Your instructions: Print the entries below word for word; the pictures stay out of your copy.

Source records
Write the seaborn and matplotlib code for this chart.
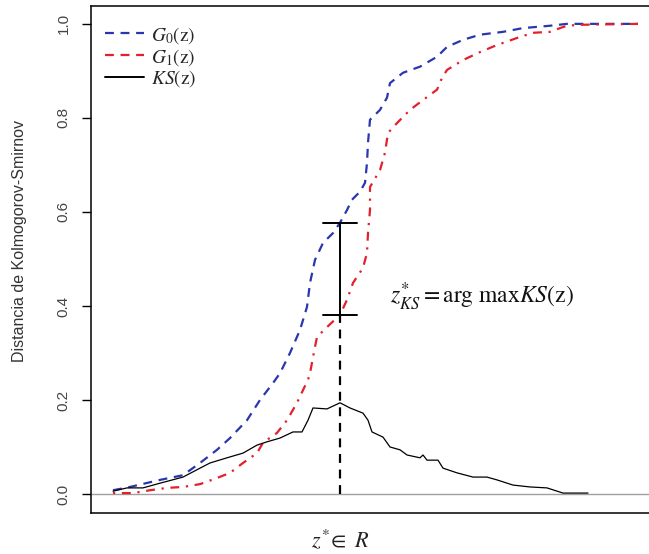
import numpy as np
import pandas as pd
import matplotlib
matplotlib.use("Agg")
import matplotlib.pyplot as plt
from matplotlib.lines import Line2D
import seaborn as sns

# ---- data (z on an arbitrary score scale) ----
g0_z = [0, 17, 47, 70, 87, 104, 117, 134, 147, 160, 167, 177, 187, 194, 197, 202,
        210, 220, 227, 234, 239, 247, 252, 254, 255, 257, 267, 274, 277, 290, 307,
        324, 334, 350, 367, 390, 410, 437, 454, 525]
g0_v = [0.008, 0.015, 0.030, 0.040, 0.066, 0.094, 0.119, 0.157, 0.200, 0.236, 0.257,
        0.300, 0.349, 0.398, 0.449, 0.498, 0.534, 0.555, 0.577, 0.604, 0.626, 0.643,
        0.662, 0.704, 0.747, 0.796, 0.817, 0.843, 0.874, 0.896, 0.909, 0.930, 0.951,
        0.966, 0.977, 0.983, 0.991, 0.996, 1.000, 1.000]

g1_z = [0, 20, 37, 54, 70, 87, 104, 117, 130, 144, 150, 164, 174, 184, 190, 195, 197,
        202, 204, 214, 227, 234, 240, 250, 254, 255, 257, 257, 267, 272, 275, 284, 297,
        310, 324, 329, 334, 350, 367, 384, 404, 420, 437, 447, 454, 467, 525]
g1_v = [0.002, 0.002, 0.008, 0.013, 0.015, 0.021, 0.034, 0.045, 0.066, 0.087, 0.109,
        0.130, 0.157, 0.194, 0.221, 0.243, 0.257, 0.313, 0.334, 0.355, 0.381, 0.413,
        0.449, 0.481, 0.513, 0.555, 0.604, 0.653, 0.689, 0.726, 0.768, 0.789, 0.817,
        0.838, 0.860, 0.885, 0.902, 0.923, 0.940, 0.955, 0.970, 0.981, 0.983, 0.991,
        0.996, 0.998, 1.000]

ks_z = [0, 14, 30, 47, 70, 87, 97, 114, 130, 144, 154, 167, 180, 189, 195, 200, 214,
        227, 237, 250, 255, 259, 270, 277, 287, 294, 307, 310, 314, 325, 330, 344, 360,
        374, 384, 400, 417, 434, 450, 464, 475]
ks_v = [0.006, 0.013, 0.013, 0.023, 0.036, 0.055, 0.066, 0.077, 0.087, 0.104, 0.111,
        0.119, 0.132, 0.132, 0.157, 0.183, 0.181, 0.194, 0.183, 0.172, 0.157, 0.132,
        0.121, 0.100, 0.094, 0.083, 0.077, 0.083, 0.072, 0.072, 0.055, 0.045, 0.036,
        0.036, 0.030, 0.019, 0.015, 0.013, 0.002, 0.002, 0.002]

y_ticks = [0.0, 0.2, 0.4, 0.6, 0.8, 1.0]
y_tick_labels = ["0.0", "0.2", "0.4", "0.6", "0.8", "1.0"]
legend_labels = [r"$G_0(\mathrm{z})$", r"$G_1(\mathrm{z})$", r"$KS(\mathrm{z})$"]
y_label = "Distancia de Kolmogorov-Smirnov"
x_label = r"$z^{*}\!\in\ R$"
annot = r"$z^{*}_{KS}{=}\mathrm{arg\ max}KS(\mathrm{z})$"

# ---- style ----
sns.set_style("white")
plt.rcParams["font.family"] = ["Liberation Sans", "DejaVu Sans"]
plt.rcParams["mathtext.fontset"] = "stix"

W, H = 649, 554
fig = plt.figure(figsize=(W / 100, H / 100), dpi=100)
ax = fig.add_axes([91 / W, 41 / H, 568 / W, 507 / H])

BLUE = "#2a36b0"
RED = "#e3202b"

df0 = pd.DataFrame({"z": g0_z, "v": g0_v})
df1 = pd.DataFrame({"z": g1_z, "v": g1_v})
dfk = pd.DataFrame({"z": ks_z, "v": ks_v})

# zero reference line
ax.axhline(0, color="#a0a0a0", lw=1.0, zorder=1)

sns.lineplot(data=df0, x="z", y="v", ax=ax, color=BLUE, lw=1.6,
             estimator=None, sort=False, dashes=False, zorder=3)
ax.lines[-1].set_dashes((4, 3))
sns.lineplot(data=df1, x="z", y="v", ax=ax, color=RED, lw=1.6,
             estimator=None, sort=False, dashes=False, zorder=3)
ax.lines[-1].set_dashes((1, 3, 4, 3))
sns.lineplot(data=dfk, x="z", y="v", ax=ax, color="black", lw=0.9,
             estimator=None, sort=False, zorder=4)

# KS maximum
i_star = int(np.argmax(ks_v))
z_star = ks_z[i_star]
g0_star = float(np.interp(z_star, g0_z, g0_v))
g1_star = float(np.interp(z_star, g1_z, g1_v))
ax.plot([z_star, z_star], [0, g1_star], color="black", lw=1.6,
        dashes=(4, 3), zorder=5)
ax.plot([z_star, z_star], [g1_star, g0_star], color="black", lw=1.4, zorder=5)
cap = 17
for yv in (g1_star, g0_star):
    ax.plot([z_star - cap, z_star + cap], [yv, yv], color="black", lw=1.4, zorder=5)

ax.text(z_star + 50, (g0_star + g1_star) / 2 - 0.06, annot, fontsize=17,
        ha="left", va="center", color="#111111")

ax.set_xlim(-22, 546)
ax.set_ylim(-0.0404, 1.038)
ax.set_xticks([])
ax.set_yticks(y_ticks)
ax.set_yticklabels(y_tick_labels, rotation=90, va="center", fontsize=11)
ax.tick_params(axis="y", length=6.5, width=1.0, pad=8, colors="black",
               labelcolor="#444444", left=True)
ax.set_xlabel("")
ax.set_ylabel("")
for s in ["left", "top", "bottom"]:
    ax.spines[s].set_color("black")
    ax.spines[s].set_linewidth(1.1)
ax.spines["right"].set_visible(False)

handles = [Line2D([], [], color=BLUE, lw=1.6, dashes=(4, 3)),
           Line2D([], [], color=RED, lw=1.6, dashes=(4, 3)),
           Line2D([], [], color="black", lw=1.4)]
ax.legend(handles, legend_labels, loc="upper left", frameon=False,
          fontsize=14, handlelength=2.0, handletextpad=0.4,
          labelspacing=0.05, borderaxespad=0.3,
          bbox_to_anchor=(0.0, 0.99))

fig.text(20 / W, 1 - 241 / H, y_label, rotation=90, ha="center", va="center",
         fontsize=11.5, color="#333333")
fig.text(340 / W, 1 - 540 / H, x_label, ha="center", va="center",
         fontsize=16, color="#222222")

fig.savefig("out.png", dpi=100)
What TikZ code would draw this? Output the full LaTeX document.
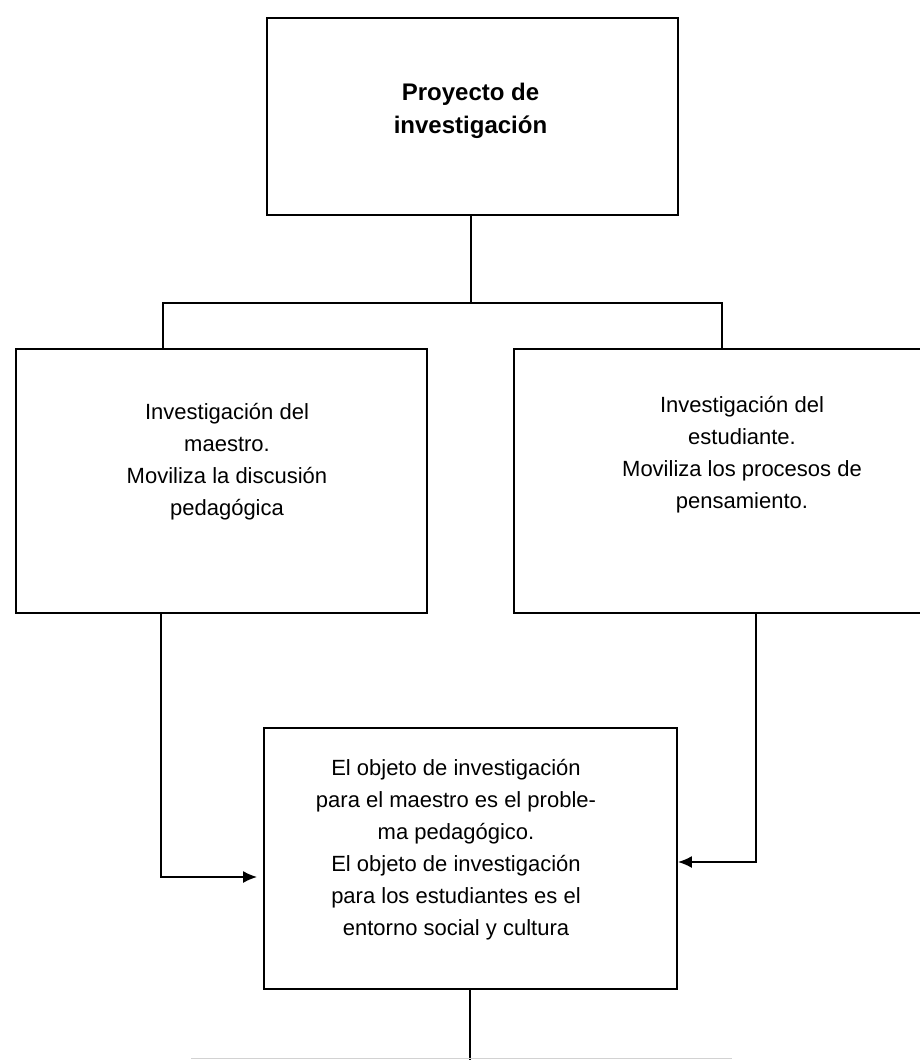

Exercise answer:
Write the seaborn and matplotlib code for this chart.
import numpy as np
import pandas as pd
import matplotlib
matplotlib.use("Agg")
import matplotlib.pyplot as plt
from matplotlib.lines import Line2D
import seaborn as sns

# ---- data (z on an arbitrary score scale) ----
g0_z = [0, 17, 47, 70, 87, 104, 117, 134, 147, 160, 167, 177, 187, 194, 197, 202,
        210, 220, 227, 234, 239, 247, 252, 254, 255, 257, 267, 274, 277, 290, 307,
        324, 334, 350, 367, 390, 410, 437, 454, 525]
g0_v = [0.008, 0.015, 0.030, 0.040, 0.066, 0.094, 0.119, 0.157, 0.200, 0.236, 0.257,
        0.300, 0.349, 0.398, 0.449, 0.498, 0.534, 0.555, 0.577, 0.604, 0.626, 0.643,
        0.662, 0.704, 0.747, 0.796, 0.817, 0.843, 0.874, 0.896, 0.909, 0.930, 0.951,
        0.966, 0.977, 0.983, 0.991, 0.996, 1.000, 1.000]

g1_z = [0, 20, 37, 54, 70, 87, 104, 117, 130, 144, 150, 164, 174, 184, 190, 195, 197,
        202, 204, 214, 227, 234, 240, 250, 254, 255, 257, 257, 267, 272, 275, 284, 297,
        310, 324, 329, 334, 350, 367, 384, 404, 420, 437, 447, 454, 467, 525]
g1_v = [0.002, 0.002, 0.008, 0.013, 0.015, 0.021, 0.034, 0.045, 0.066, 0.087, 0.109,
        0.130, 0.157, 0.194, 0.221, 0.243, 0.257, 0.313, 0.334, 0.355, 0.381, 0.413,
        0.449, 0.481, 0.513, 0.555, 0.604, 0.653, 0.689, 0.726, 0.768, 0.789, 0.817,
        0.838, 0.860, 0.885, 0.902, 0.923, 0.940, 0.955, 0.970, 0.981, 0.983, 0.991,
        0.996, 0.998, 1.000]

ks_z = [0, 14, 30, 47, 70, 87, 97, 114, 130, 144, 154, 167, 180, 189, 195, 200, 214,
        227, 237, 250, 255, 259, 270, 277, 287, 294, 307, 310, 314, 325, 330, 344, 360,
        374, 384, 400, 417, 434, 450, 464, 475]
ks_v = [0.006, 0.013, 0.013, 0.023, 0.036, 0.055, 0.066, 0.077, 0.087, 0.104, 0.111,
        0.119, 0.132, 0.132, 0.157, 0.183, 0.181, 0.194, 0.183, 0.172, 0.157, 0.132,
        0.121, 0.100, 0.094, 0.083, 0.077, 0.083, 0.072, 0.072, 0.055, 0.045, 0.036,
        0.036, 0.030, 0.019, 0.015, 0.013, 0.002, 0.002, 0.002]

y_ticks = [0.0, 0.2, 0.4, 0.6, 0.8, 1.0]
y_tick_labels = ["0.0", "0.2", "0.4", "0.6", "0.8", "1.0"]
legend_labels = [r"$G_0(\mathrm{z})$", r"$G_1(\mathrm{z})$", r"$KS(\mathrm{z})$"]
y_label = "Distancia de Kolmogorov-Smirnov"
x_label = r"$z^{*}\!\in\ R$"
annot = r"$z^{*}_{KS}{=}\mathrm{arg\ max}KS(\mathrm{z})$"

# ---- style ----
sns.set_style("white")
plt.rcParams["font.family"] = ["Liberation Sans", "DejaVu Sans"]
plt.rcParams["mathtext.fontset"] = "stix"

W, H = 649, 554
fig = plt.figure(figsize=(W / 100, H / 100), dpi=100)
ax = fig.add_axes([91 / W, 41 / H, 568 / W, 507 / H])

BLUE = "#2a36b0"
RED = "#e3202b"

df0 = pd.DataFrame({"z": g0_z, "v": g0_v})
df1 = pd.DataFrame({"z": g1_z, "v": g1_v})
dfk = pd.DataFrame({"z": ks_z, "v": ks_v})

# zero reference line
ax.axhline(0, color="#a0a0a0", lw=1.0, zorder=1)

sns.lineplot(data=df0, x="z", y="v", ax=ax, color=BLUE, lw=1.6,
             estimator=None, sort=False, dashes=False, zorder=3)
ax.lines[-1].set_dashes((4, 3))
sns.lineplot(data=df1, x="z", y="v", ax=ax, color=RED, lw=1.6,
             estimator=None, sort=False, dashes=False, zorder=3)
ax.lines[-1].set_dashes((1, 3, 4, 3))
sns.lineplot(data=dfk, x="z", y="v", ax=ax, color="black", lw=0.9,
             estimator=None, sort=False, zorder=4)

# KS maximum
i_star = int(np.argmax(ks_v))
z_star = ks_z[i_star]
g0_star = float(np.interp(z_star, g0_z, g0_v))
g1_star = float(np.interp(z_star, g1_z, g1_v))
ax.plot([z_star, z_star], [0, g1_star], color="black", lw=1.6,
        dashes=(4, 3), zorder=5)
ax.plot([z_star, z_star], [g1_star, g0_star], color="black", lw=1.4, zorder=5)
cap = 17
for yv in (g1_star, g0_star):
    ax.plot([z_star - cap, z_star + cap], [yv, yv], color="black", lw=1.4, zorder=5)

ax.text(z_star + 50, (g0_star + g1_star) / 2 - 0.06, annot, fontsize=17,
        ha="left", va="center", color="#111111")

ax.set_xlim(-22, 546)
ax.set_ylim(-0.0404, 1.038)
ax.set_xticks([])
ax.set_yticks(y_ticks)
ax.set_yticklabels(y_tick_labels, rotation=90, va="center", fontsize=11)
ax.tick_params(axis="y", length=6.5, width=1.0, pad=8, colors="black",
               labelcolor="#444444", left=True)
ax.set_xlabel("")
ax.set_ylabel("")
for s in ["left", "top", "bottom"]:
    ax.spines[s].set_color("black")
    ax.spines[s].set_linewidth(1.1)
ax.spines["right"].set_visible(False)

handles = [Line2D([], [], color=BLUE, lw=1.6, dashes=(4, 3)),
           Line2D([], [], color=RED, lw=1.6, dashes=(4, 3)),
           Line2D([], [], color="black", lw=1.4)]
ax.legend(handles, legend_labels, loc="upper left", frameon=False,
          fontsize=14, handlelength=2.0, handletextpad=0.4,
          labelspacing=0.05, borderaxespad=0.3,
          bbox_to_anchor=(0.0, 0.99))

fig.text(20 / W, 1 - 241 / H, y_label, rotation=90, ha="center", va="center",
         fontsize=11.5, color="#333333")
fig.text(340 / W, 1 - 540 / H, x_label, ha="center", va="center",
         fontsize=16, color="#222222")

fig.savefig("out.png", dpi=100)
What TikZ code would draw this? Output the full LaTeX document.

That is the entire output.